You might also be able to get the required permissions through custom roles or other predefined roles.

View telemetry

To view the generative AI events created by the application, use the Trace Explorer page:

  1. In the Google Cloud console, go to the Trace explorer page:

    Go to Trace explorer

    You can also find this page by using the search bar.

  2. In the toolbar, select Add filter, select Span name, and then select call_llm.

    The following illustrates the Trace Explorer page after filtering the data:

    Display of trace spans.

    If you've never used Cloud Trace before, then Google Cloud Observability needs to create a database to store your trace data. The creation of the database can take a few minutes and during that period, no trace data is available to view.

  3. To explore your span and log data, in the Spans table, select a span.

    The Details page opens. This page displays the associated trace and its spans. The table on the page displays detailed information for the span you selected. This information includes the following:

    • The GenAI tab displays events for generative AI agents.
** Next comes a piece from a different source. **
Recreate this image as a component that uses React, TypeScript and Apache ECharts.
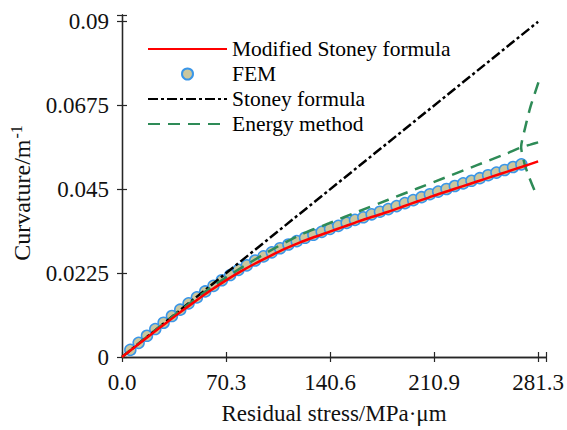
import React, { useEffect, useRef } from "react";
import * as echarts from "echarts";

const X_TICK_STEP = 70.325;
const X_TICK_LABELS = ["0.0", "70.3", "140.6", "210.9", "281.3"];
const Y_TICK_STEP = 0.0225;
const Y_TICK_LABELS = ["0", "0.0225", "0.045", "0.0675", "0.09"];

// Modified Stoney formula
const modX = [0, 10, 20, 30, 40, 50, 60, 70, 80, 90, 100, 110, 120, 130, 140, 150, 160, 170, 180, 190, 200, 210, 220, 230, 240, 250, 260, 270, 281.3];
const modY = [0, 0.0031, 0.0062, 0.0092, 0.0122, 0.0151, 0.0179, 0.0205, 0.0229, 0.0251, 0.0271, 0.029, 0.0307, 0.0322, 0.0336, 0.035, 0.0364, 0.0377, 0.039, 0.0404, 0.0418, 0.0432, 0.0445, 0.0458, 0.0471, 0.0484, 0.0497, 0.051, 0.0525];

// FEM
const femX = [5.625, 11.25, 16.875, 22.5, 28.125, 33.75, 39.375, 45, 50.625, 56.25, 61.875, 67.5, 73.125, 78.75, 84.375, 90, 95.625, 101.25, 106.875, 112.5, 118.125, 123.75, 129.375, 135, 140.625, 146.25, 151.875, 157.5, 163.125, 168.75, 174.375, 180, 185.625, 191.25, 196.875, 202.5, 208.125, 213.75, 219.375, 225, 230.625, 236.25, 241.875, 247.5, 253.125, 258.75, 264.375, 270];
const femY = [0.0019, 0.0038, 0.0057, 0.0075, 0.0092, 0.011, 0.0127, 0.0144, 0.016, 0.0176, 0.0191, 0.0206, 0.022, 0.0234, 0.0246, 0.0259, 0.027, 0.0281, 0.0292, 0.0302, 0.0311, 0.032, 0.0328, 0.0336, 0.0344, 0.0352, 0.036, 0.0368, 0.0375, 0.0383, 0.039, 0.0397, 0.0405, 0.0413, 0.0421, 0.0429, 0.0437, 0.0444, 0.0451, 0.0459, 0.0466, 0.0473, 0.048, 0.0488, 0.0495, 0.0502, 0.051, 0.0517];

// Stoney formula
const stoneyX = [0, 281.3];
const stoneyY = [0, 0.09];

// Energy method (main branch + bifurcation branch)
const energyX = [0, 20, 40, 60, 80, 100, 120, 140, 160, 180, 200, 220, 240, 260, 270, 276, 281.3];
const energyY = [0, 0.0064, 0.0127, 0.0186, 0.0238, 0.0285, 0.0327, 0.0359, 0.0391, 0.0422, 0.0453, 0.0484, 0.0515, 0.0546, 0.0563, 0.057, 0.0576];
const branchX = [281.5, 276, 272.5, 269.8, 272, 275, 279.5];
const branchY = [0.0737, 0.067, 0.0615, 0.0564, 0.052, 0.0485, 0.0441];

const zip = (xs: number[], ys: number[]) => xs.map((x, i) => [x, ys[i]]);

const FONT = "'Liberation Serif', 'Times New Roman', serif";
const AXIS_COLOR = "#262626";

function xLabel(v: number) {
  const i = Math.round(v / X_TICK_STEP);
  if (Math.abs(v - i * X_TICK_STEP) < 0.01 && i < X_TICK_LABELS.length) return X_TICK_LABELS[i];
  return "";
}
function yLabel(v: number) {
  const i = Math.round(v / Y_TICK_STEP);
  if (Math.abs(v - i * Y_TICK_STEP) < 1e-6 && i < Y_TICK_LABELS.length) return Y_TICK_LABELS[i];
  return "";
}

export default function App() {
  const ref = useRef<HTMLDivElement>(null);
  useEffect(() => {
    if (!ref.current) return;
    const chart = echarts.init(ref.current, undefined, { renderer: "svg" });
    const xMin = 0, xMax = 286.7, yMin = 0, yMax = 0.0918;
    const axisLine = { show: true, lineStyle: { color: AXIS_COLOR, width: 1.3 } };
    const axisTick = { show: true, inside: true, length: 5, lineStyle: { color: AXIS_COLOR, width: 1.2 } };
    const hiddenSymbol = { opacity: 0 };
    chart.setOption({
      animation: false,
      backgroundColor: "#ffffff",
      grid: { left: 122, right: 20, top: 15, bottom: 65, containLabel: false },
      legend: {
        orient: "vertical",
        left: 142,
        top: 33,
        itemWidth: 79,
        itemHeight: 11,
        itemGap: 3,
        itemTextGap: 7,
        textStyle: { fontFamily: FONT, fontSize: 21.5, lineHeight: 22, color: "#000" },
        data: [
          { name: "Modified Stoney formula", itemStyle: hiddenSymbol },
          { name: "FEM" },
          { name: "Stoney formula", itemStyle: hiddenSymbol },
          { name: "Energy method", itemStyle: hiddenSymbol },
        ],
      },
      xAxis: [
        {
          type: "value",
          position: "bottom",
          min: xMin,
          max: xMax,
          interval: X_TICK_STEP,
          axisLine,
          axisTick,
          splitLine: { show: false },
          axisLabel: { formatter: xLabel, fontFamily: FONT, fontSize: 23, color: "#111", margin: 14, showMaxLabel: true },
          name: "Residual stress/MPa·μm",
          nameLocation: "middle",
          nameGap: 45,
          nameTextStyle: { fontFamily: FONT, fontSize: 23, color: "#111" },
        },
        {
          type: "value",
          position: "top",
          min: xMin,
          max: xMax,
          interval: X_TICK_STEP,
          axisLine,
          axisTick,
          splitLine: { show: false },
          axisLabel: { show: false },
        },
      ],
      yAxis: [
        {
          type: "value",
          position: "left",
          min: yMin,
          max: yMax,
          interval: Y_TICK_STEP,
          axisLine,
          axisTick,
          splitLine: { show: false },
          axisLabel: { formatter: yLabel, fontFamily: FONT, fontSize: 23, color: "#111", margin: 13 },
          name: "{a|Curvature/m}{s|-1}",
          nameLocation: "middle",
          nameGap: 86,
          nameTextStyle: {
            fontFamily: FONT,
            fontSize: 24,
            color: "#111",
            padding: [0, 14, 0, 0],
            rich: {
              a: { fontFamily: FONT, fontSize: 24, color: "#111" },
              s: { fontFamily: FONT, fontSize: 16, color: "#111", padding: [0, 0, 12, 1] },
            },
          },
        },
        {
          type: "value",
          position: "right",
          min: yMin,
          max: yMax,
          interval: Y_TICK_STEP,
          axisLine,
          axisTick,
          splitLine: { show: false },
          axisLabel: { show: false },
        },
      ],
      series: [
        {
          name: "Stoney formula",
          type: "line",
          data: zip(stoneyX, stoneyY),
          symbol: "none",
          lineStyle: { color: "#000", width: 2.5, type: [10, 3, 3, 3] },
          itemStyle: { color: "#000" },
        },
        {
          name: "Energy method",
          type: "line",
          data: zip(energyX, energyY),
          symbol: "none",
          smooth: 0.2,
          lineStyle: { color: "#2E8B57", width: 2.5, type: [12, 8] },
          itemStyle: { color: "#2E8B57" },
        },
        {
          name: "Energy method",
          type: "line",
          data: zip(branchX, branchY),
          symbol: "none",
          smooth: 0.2,
          lineStyle: { color: "#2E8B57", width: 2.5, type: [12, 8] },
          itemStyle: { color: "#2E8B57" },
        },
        {
          name: "FEM",
          type: "scatter",
          data: zip(femX, femY),
          symbol: "circle",
          symbolSize: 11,
          itemStyle: { color: "#CBC79E", borderColor: "#3A96E8", borderWidth: 1.5, opacity: 1 },
        },
        {
          name: "Modified Stoney formula",
          type: "line",
          data: zip(modX, modY),
          symbol: "none",
          smooth: 0.3,
          lineStyle: { color: "#FF0000", width: 2.5 },
          itemStyle: { color: "#FF0000" },
        },
      ],
    });
    return () => chart.dispose();
  }, []);
  return <div ref={ref} style={{ width: 567, height: 430, position: "absolute", left: 0, top: 0 }} />;
}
To learn more about these events, see View generative AI events.

      The following screenshot illustrates a trace, where one span has the name call_llm. That span invokes the LLM (Large Language Model) powering this agent. For this sample, it is Gemini. The Gemini span includes generative AI events:

      Display of generative AI events.

    • The Logs & Events tab lists log entries and events that are associated with the span. If you want to view the log data in the Logs Explorer, then in the toolbar of this tab, select View logs.

      The log data includes the response of the sql_agent. For example, for the sample run, the JSON payload includes the following content:

      {
        "logName": "projects/my-project/logs/otel_python_inprocess_log_name_temp",
        "jsonPayload": {
          "content": {
            "role": "model",
            "parts": [
              {
                "executable_code": null,
                "inline_data": null,
                "thought": null,
                "video_metadata": null,
                "code_execution_result": null,
                "function_response": null,
                "thought_signature": null,
                "text": "Okay, I will create a table named `weather` with columns `id`, `city`, `temperature`, and `date`. Then I will insert some sample rows into the table and display all the data in the table.\n",
                "file_data": null,
                "function_call": null
              }
            ]
          }
        },
        ...
      }
      

The sample is instrumented to send metric data to your Google Cloud project, but it doesn't generate any metrics.